EXERCISE DIRECTIONS: Return the lines below that carry the word "this".

RECORDS TO USE:
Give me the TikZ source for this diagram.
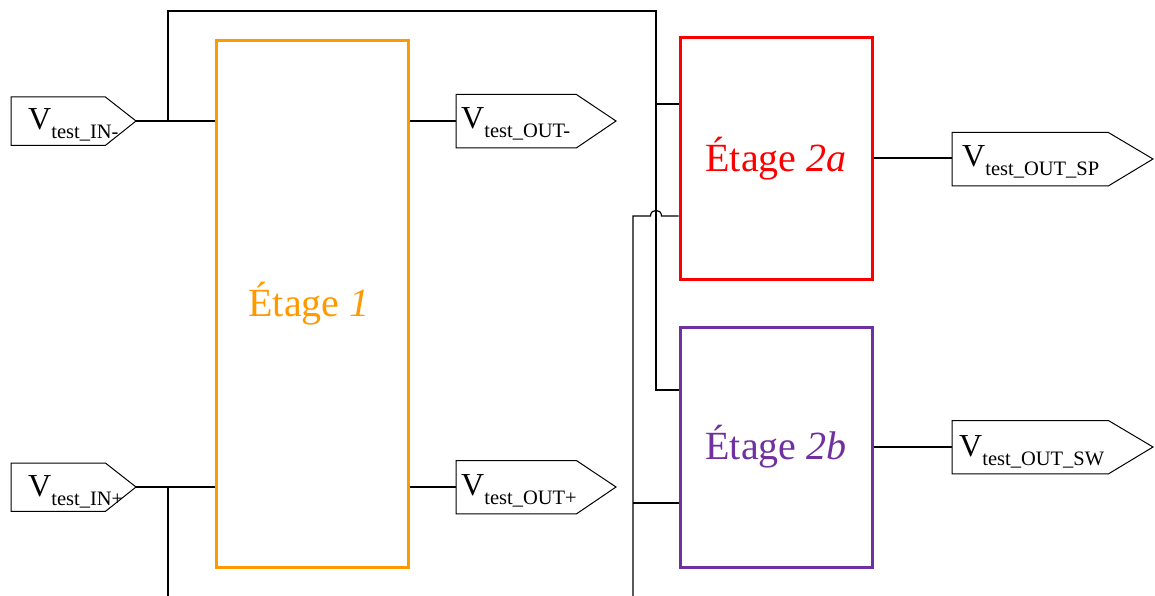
---
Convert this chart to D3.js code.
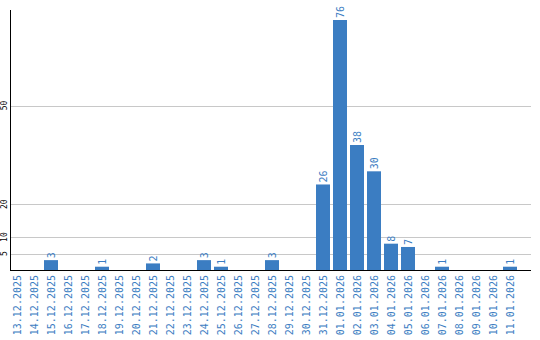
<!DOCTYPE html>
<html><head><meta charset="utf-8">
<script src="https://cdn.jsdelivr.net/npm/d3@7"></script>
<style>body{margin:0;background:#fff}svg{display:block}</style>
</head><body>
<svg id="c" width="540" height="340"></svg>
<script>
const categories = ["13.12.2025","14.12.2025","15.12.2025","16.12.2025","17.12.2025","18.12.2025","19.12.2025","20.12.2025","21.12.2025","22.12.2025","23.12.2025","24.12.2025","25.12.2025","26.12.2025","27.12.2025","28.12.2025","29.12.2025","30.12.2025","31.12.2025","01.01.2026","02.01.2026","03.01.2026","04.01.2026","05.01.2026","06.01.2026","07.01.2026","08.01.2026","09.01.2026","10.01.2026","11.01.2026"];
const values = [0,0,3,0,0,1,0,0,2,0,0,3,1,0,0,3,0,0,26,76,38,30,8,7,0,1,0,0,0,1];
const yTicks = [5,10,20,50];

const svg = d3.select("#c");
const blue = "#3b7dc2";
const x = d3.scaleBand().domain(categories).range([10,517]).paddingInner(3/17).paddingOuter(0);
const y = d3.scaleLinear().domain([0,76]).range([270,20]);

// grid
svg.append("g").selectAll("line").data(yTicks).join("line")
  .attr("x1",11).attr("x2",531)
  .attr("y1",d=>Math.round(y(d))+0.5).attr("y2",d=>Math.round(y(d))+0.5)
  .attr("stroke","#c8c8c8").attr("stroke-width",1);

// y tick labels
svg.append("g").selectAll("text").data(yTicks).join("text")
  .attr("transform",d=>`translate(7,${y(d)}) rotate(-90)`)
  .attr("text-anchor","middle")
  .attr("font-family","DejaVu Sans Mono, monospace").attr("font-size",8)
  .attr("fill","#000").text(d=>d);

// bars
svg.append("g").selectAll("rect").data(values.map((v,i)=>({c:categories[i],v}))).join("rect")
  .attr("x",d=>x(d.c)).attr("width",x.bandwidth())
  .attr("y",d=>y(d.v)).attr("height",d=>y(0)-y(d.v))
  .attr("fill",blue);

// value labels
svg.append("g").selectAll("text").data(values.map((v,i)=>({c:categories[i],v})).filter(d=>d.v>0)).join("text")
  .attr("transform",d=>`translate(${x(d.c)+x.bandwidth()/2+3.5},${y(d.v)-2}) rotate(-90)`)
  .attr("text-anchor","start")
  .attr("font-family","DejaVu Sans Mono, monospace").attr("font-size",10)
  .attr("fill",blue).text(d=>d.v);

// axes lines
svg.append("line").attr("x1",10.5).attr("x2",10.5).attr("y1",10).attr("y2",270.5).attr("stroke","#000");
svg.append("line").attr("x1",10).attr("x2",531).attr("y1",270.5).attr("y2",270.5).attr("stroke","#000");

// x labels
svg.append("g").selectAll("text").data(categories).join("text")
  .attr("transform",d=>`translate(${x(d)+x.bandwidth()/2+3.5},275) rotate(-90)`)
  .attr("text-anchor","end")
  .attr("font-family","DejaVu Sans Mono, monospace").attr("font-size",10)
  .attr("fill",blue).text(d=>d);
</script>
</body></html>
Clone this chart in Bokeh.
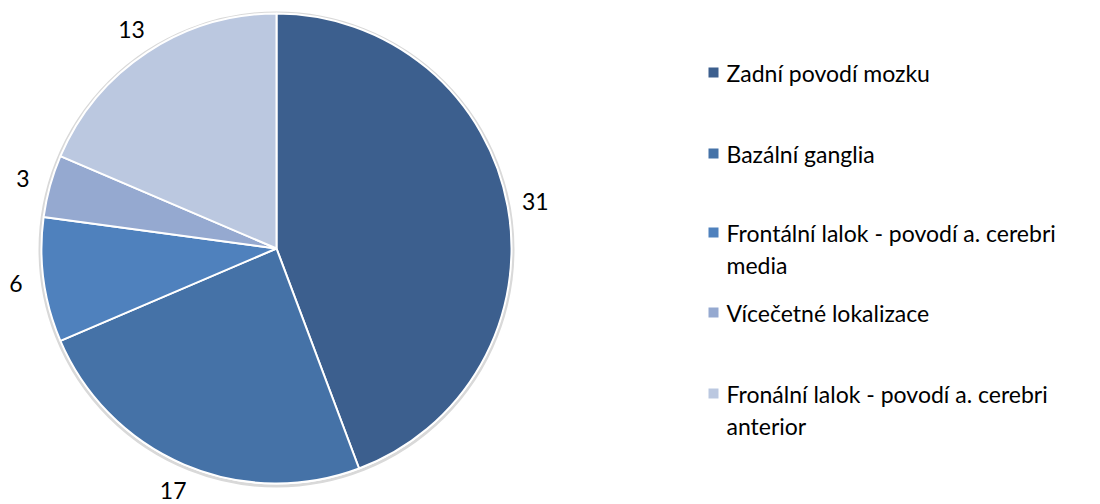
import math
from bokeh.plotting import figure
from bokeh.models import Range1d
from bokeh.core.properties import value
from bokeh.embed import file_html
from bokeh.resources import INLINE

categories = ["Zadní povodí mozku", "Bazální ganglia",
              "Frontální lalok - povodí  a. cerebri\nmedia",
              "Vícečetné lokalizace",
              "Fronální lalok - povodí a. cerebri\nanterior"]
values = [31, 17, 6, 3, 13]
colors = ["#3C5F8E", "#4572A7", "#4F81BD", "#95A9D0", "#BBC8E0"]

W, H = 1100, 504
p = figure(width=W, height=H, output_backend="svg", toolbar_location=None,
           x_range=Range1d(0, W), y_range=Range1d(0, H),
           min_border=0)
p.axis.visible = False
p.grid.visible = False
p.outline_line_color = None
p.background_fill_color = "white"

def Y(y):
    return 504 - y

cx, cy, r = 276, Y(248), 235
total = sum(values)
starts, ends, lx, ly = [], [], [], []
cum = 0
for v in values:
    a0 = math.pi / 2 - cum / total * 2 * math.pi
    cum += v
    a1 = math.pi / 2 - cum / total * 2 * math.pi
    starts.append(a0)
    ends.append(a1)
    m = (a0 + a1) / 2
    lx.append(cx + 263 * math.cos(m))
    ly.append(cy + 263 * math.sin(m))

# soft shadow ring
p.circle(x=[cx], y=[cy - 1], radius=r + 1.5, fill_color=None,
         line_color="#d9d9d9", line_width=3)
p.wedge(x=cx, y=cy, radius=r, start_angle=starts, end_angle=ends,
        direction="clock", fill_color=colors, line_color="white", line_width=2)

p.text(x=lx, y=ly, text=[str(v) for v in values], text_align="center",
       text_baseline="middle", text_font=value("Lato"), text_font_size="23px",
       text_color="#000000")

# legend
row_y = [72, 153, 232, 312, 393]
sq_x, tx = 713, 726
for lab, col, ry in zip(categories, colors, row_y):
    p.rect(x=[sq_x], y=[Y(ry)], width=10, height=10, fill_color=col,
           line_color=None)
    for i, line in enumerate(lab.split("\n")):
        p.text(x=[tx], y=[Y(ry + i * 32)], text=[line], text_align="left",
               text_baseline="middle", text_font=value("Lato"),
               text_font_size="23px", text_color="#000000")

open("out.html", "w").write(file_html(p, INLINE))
---
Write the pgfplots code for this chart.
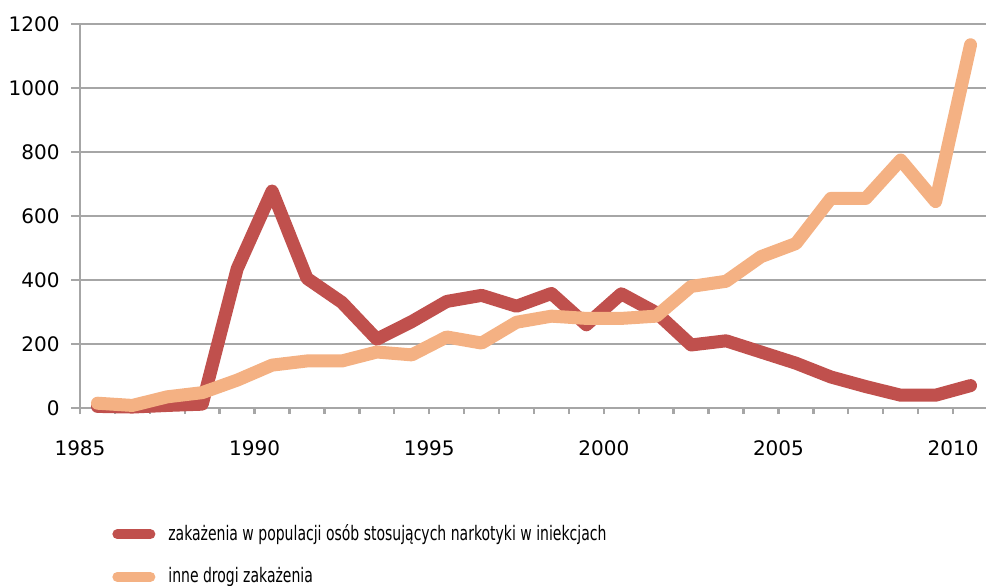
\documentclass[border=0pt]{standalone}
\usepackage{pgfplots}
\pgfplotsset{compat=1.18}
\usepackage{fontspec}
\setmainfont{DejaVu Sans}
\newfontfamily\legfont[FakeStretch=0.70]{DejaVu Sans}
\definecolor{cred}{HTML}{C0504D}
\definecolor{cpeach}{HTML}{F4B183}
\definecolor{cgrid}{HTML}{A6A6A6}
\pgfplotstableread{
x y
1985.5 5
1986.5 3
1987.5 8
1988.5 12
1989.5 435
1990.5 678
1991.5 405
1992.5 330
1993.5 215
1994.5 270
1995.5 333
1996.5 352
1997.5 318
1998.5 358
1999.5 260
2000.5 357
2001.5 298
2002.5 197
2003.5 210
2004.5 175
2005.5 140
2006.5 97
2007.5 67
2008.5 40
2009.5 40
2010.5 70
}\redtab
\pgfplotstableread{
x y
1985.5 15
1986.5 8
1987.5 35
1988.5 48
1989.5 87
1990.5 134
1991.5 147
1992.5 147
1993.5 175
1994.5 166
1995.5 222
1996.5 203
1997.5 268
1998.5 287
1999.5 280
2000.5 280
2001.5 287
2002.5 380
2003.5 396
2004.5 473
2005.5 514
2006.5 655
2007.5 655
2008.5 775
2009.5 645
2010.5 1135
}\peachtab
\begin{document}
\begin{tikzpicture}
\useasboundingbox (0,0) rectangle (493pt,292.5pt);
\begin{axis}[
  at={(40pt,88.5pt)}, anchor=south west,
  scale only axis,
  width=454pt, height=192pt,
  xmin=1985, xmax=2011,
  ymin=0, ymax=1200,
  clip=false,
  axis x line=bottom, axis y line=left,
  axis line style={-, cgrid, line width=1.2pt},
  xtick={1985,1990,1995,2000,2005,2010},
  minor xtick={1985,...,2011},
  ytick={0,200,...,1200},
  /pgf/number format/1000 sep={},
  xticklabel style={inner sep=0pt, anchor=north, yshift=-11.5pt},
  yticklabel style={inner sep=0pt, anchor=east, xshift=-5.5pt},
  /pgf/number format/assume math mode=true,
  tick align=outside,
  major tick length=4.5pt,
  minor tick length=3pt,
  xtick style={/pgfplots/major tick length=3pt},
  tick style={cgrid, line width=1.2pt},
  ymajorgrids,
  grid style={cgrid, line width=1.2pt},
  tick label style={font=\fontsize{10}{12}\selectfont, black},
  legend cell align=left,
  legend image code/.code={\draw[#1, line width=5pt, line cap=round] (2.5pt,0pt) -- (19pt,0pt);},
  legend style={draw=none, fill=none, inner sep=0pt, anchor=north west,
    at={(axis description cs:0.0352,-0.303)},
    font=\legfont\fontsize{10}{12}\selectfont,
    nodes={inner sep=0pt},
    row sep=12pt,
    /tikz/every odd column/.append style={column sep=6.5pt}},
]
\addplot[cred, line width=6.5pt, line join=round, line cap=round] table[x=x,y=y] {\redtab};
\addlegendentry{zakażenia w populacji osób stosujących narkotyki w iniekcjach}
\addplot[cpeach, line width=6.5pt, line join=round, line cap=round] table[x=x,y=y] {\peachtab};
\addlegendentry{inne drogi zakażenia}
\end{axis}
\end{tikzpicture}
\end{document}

ANSWER TO THE TASK:
Give me the TikZ source for this diagram.
Convert this chart to D3.js code.
Clone this chart in Bokeh.
Write the pgfplots code for this chart.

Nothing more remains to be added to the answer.